Two old Irish fellas from Belfast, Iggy and Gerry, are working on the roads in London and exchanging memories over large cups of coffee in the hostel they now call home.

The stage is bare save for a great pile of shovels across the front of it. Rachel O'Riordan’s production from the Lyric in Belfast is the opposite of arch or po-faced, but there is the bleakness of Beckett in the condition of men who belong nowhere and, like the tramps in Waiting for Godot, have only each other to blame for anything.

Somewhat schematically, each is revealed to have buried the past in failure and disappointment. In the case of Peter Gowen’s monumental, ruggedly handsome Gerry, his life hinged on the moment he turned down an English girl on the dance floor: Alice O’Connell’s Dotty emerges from the shadows to challenge his shyness.

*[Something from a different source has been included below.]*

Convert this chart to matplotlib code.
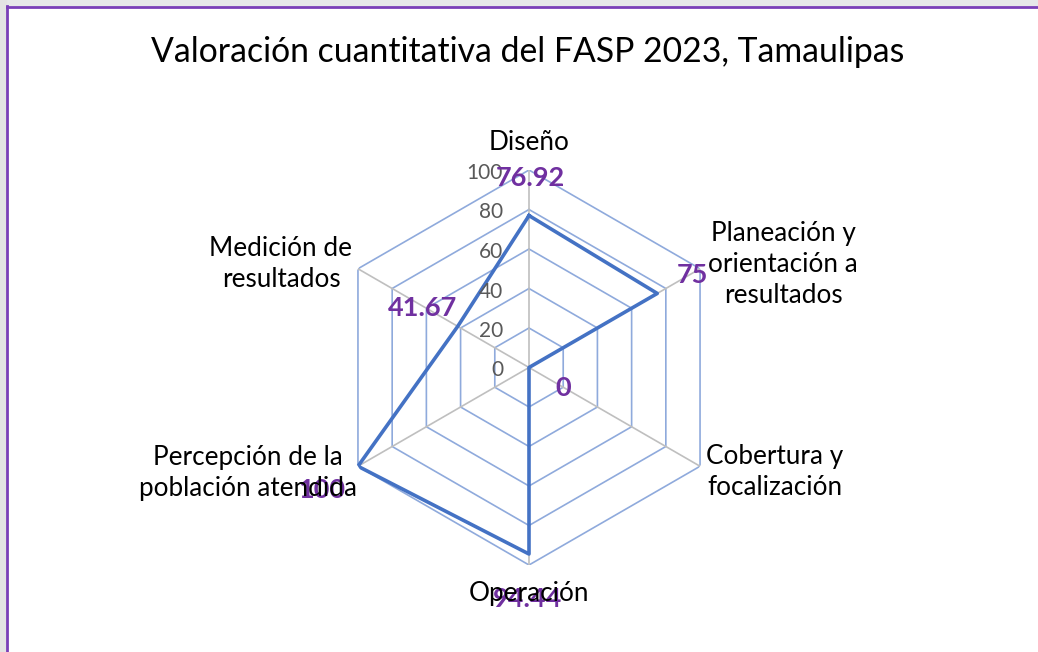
import numpy as np
import matplotlib
matplotlib.use('Agg')
import matplotlib.pyplot as plt
from matplotlib.patches import Rectangle

plt.rcParams['font.family'] = ['Lato', 'DejaVu Sans']

title = 'Valoración cuantitativa del FASP 2023, Tamaulipas'
categories = ['Diseño', 'Planeación y\norientación a\nresultados', 'Cobertura y\nfocalización',
              'Operación', 'Percepción de la\npoblación atendida', 'Medición de\nresultados']
values = [76.92, 75, 0, 94.44, 100, 41.67]
value_text = ['76.92', '75', '0', '94.44', '100', '41.67']
rticks = [0, 20, 40, 60, 80, 100]

# label offsets in pixels from the point they belong to
cat_offsets = [(0, 27), (83, 4), (75, -6), (0, -28), (-110, -7), (-77, 5)]
val_offsets = [(1, 38), (35, 18), (34, -21), (-1, -45), (-36, -24), (-35, 18)]


def main():
	W, H = 1038, 652
	fig = plt.figure(figsize=(W / 100., H / 100.), dpi=100, facecolor='white')

	# window chrome: grey strip and purple frame on top and left
	fig.patches.append(Rectangle((0, 1 - 6. / H), 1, 6. / H, transform=fig.transFigure, color='#e6e7e9', zorder=0))
	fig.patches.append(Rectangle((0, 0), 6. / W, 1, transform=fig.transFigure, color='#e3e3e3', zorder=0))
	fig.add_artist(plt.Line2D([6.5 / W, 1], [1 - 7. / H, 1 - 7. / H], transform=fig.transFigure, color='#7a3fb8', lw=2))
	fig.add_artist(plt.Line2D([7. / W, 7. / W], [0, 1 - 6. / H], transform=fig.transFigure, color='#7a3fb8', lw=2))

	cx, cy, R = 529., 367.5, 197.5
	ax = fig.add_axes([(cx - R) / W, (H - cy - R) / H, 2 * R / W, 2 * R / H], projection='polar')
	ax.set_theta_zero_location('N')
	ax.set_theta_direction(-1)
	ax.set_ylim(0, 100)
	ax.grid(False)
	ax.set_xticks([])
	ax.set_yticks([])
	ax.spines['polar'].set_visible(False)
	ax.patch.set_alpha(0)

	N = len(values)
	theta = np.arange(N) * 2 * np.pi / N
	closed = np.append(theta, theta[0])

	# hexagonal rings and spokes
	for r in rticks[1:]:
		ax.plot(closed, [r] * (N + 1), color='#8faadc', lw=1.2, zorder=1)
	for t in theta:
		ax.plot([t, t], [0, 100], color='#bfbfbf', lw=1.2, zorder=2)

	ax.plot(closed, values + [values[0]], color='#4472c4', lw=2.6, zorder=3)

	for r in rticks:
		ax.annotate(str(r), xy=(0, r), xytext=(-26, -3), textcoords='offset pixels',
			ha='right', va='center', fontsize=15, color='#595959', zorder=4, annotation_clip=False)

	for t, v, s, off in zip(theta, values, value_text, val_offsets):
		ax.annotate(s, xy=(t, v), xytext=off, textcoords='offset pixels', ha='center', va='center',
			fontsize=19.5, fontweight='bold', color='#7030a0', zorder=5, annotation_clip=False)

	for t, c, off in zip(theta, categories, cat_offsets):
		ax.annotate(c, xy=(t, 100), xytext=off, textcoords='offset pixels', ha='center', va='center',
			fontsize=18.8, color='black', linespacing=1.3, zorder=6, annotation_clip=False)

	fig.text(528. / W, 1 - 52. / H, title, ha='center', va='center', fontsize=24.3, color='black')

	fig.savefig('out.png', dpi=100)


if __name__ == '__main__':
	main()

Iggy’s social embarrassment was of a more complicated order, involving a background in boxing and taunts about his sexuality. Ciaran McIntyre’s craggy, bearded old fighter suggests his loneliness stems from an inability to face the truth; “Belfast taught me not to talk,” says Gerry. “Belfast men don’t dance.”

It’s a neat and moving play, all done in seventy minutes. Both actors are utterly, and tragically, convincing as these sad derelicts living in the past and consumed in pointless, competitive conversation about London tube stations and the size of their livers bloated with alcohol.

You could find their counterparts slouched over pints in any pub along the Kilburn High Road, except that these two have now gone beyond the drink and are suspended in this hostel purgatory before finding their way (after an argument, and a disaster) to a cemetery on the Northern Line.

“I went out with an Irishman once,” Dotty wistfully remarks. “He ended up forgetting I was there.” An entire culture of hurt, repression and frustration is revealed, only to be surprisingly, and beautifully, contradicted in an unexpected turn on the dance floor.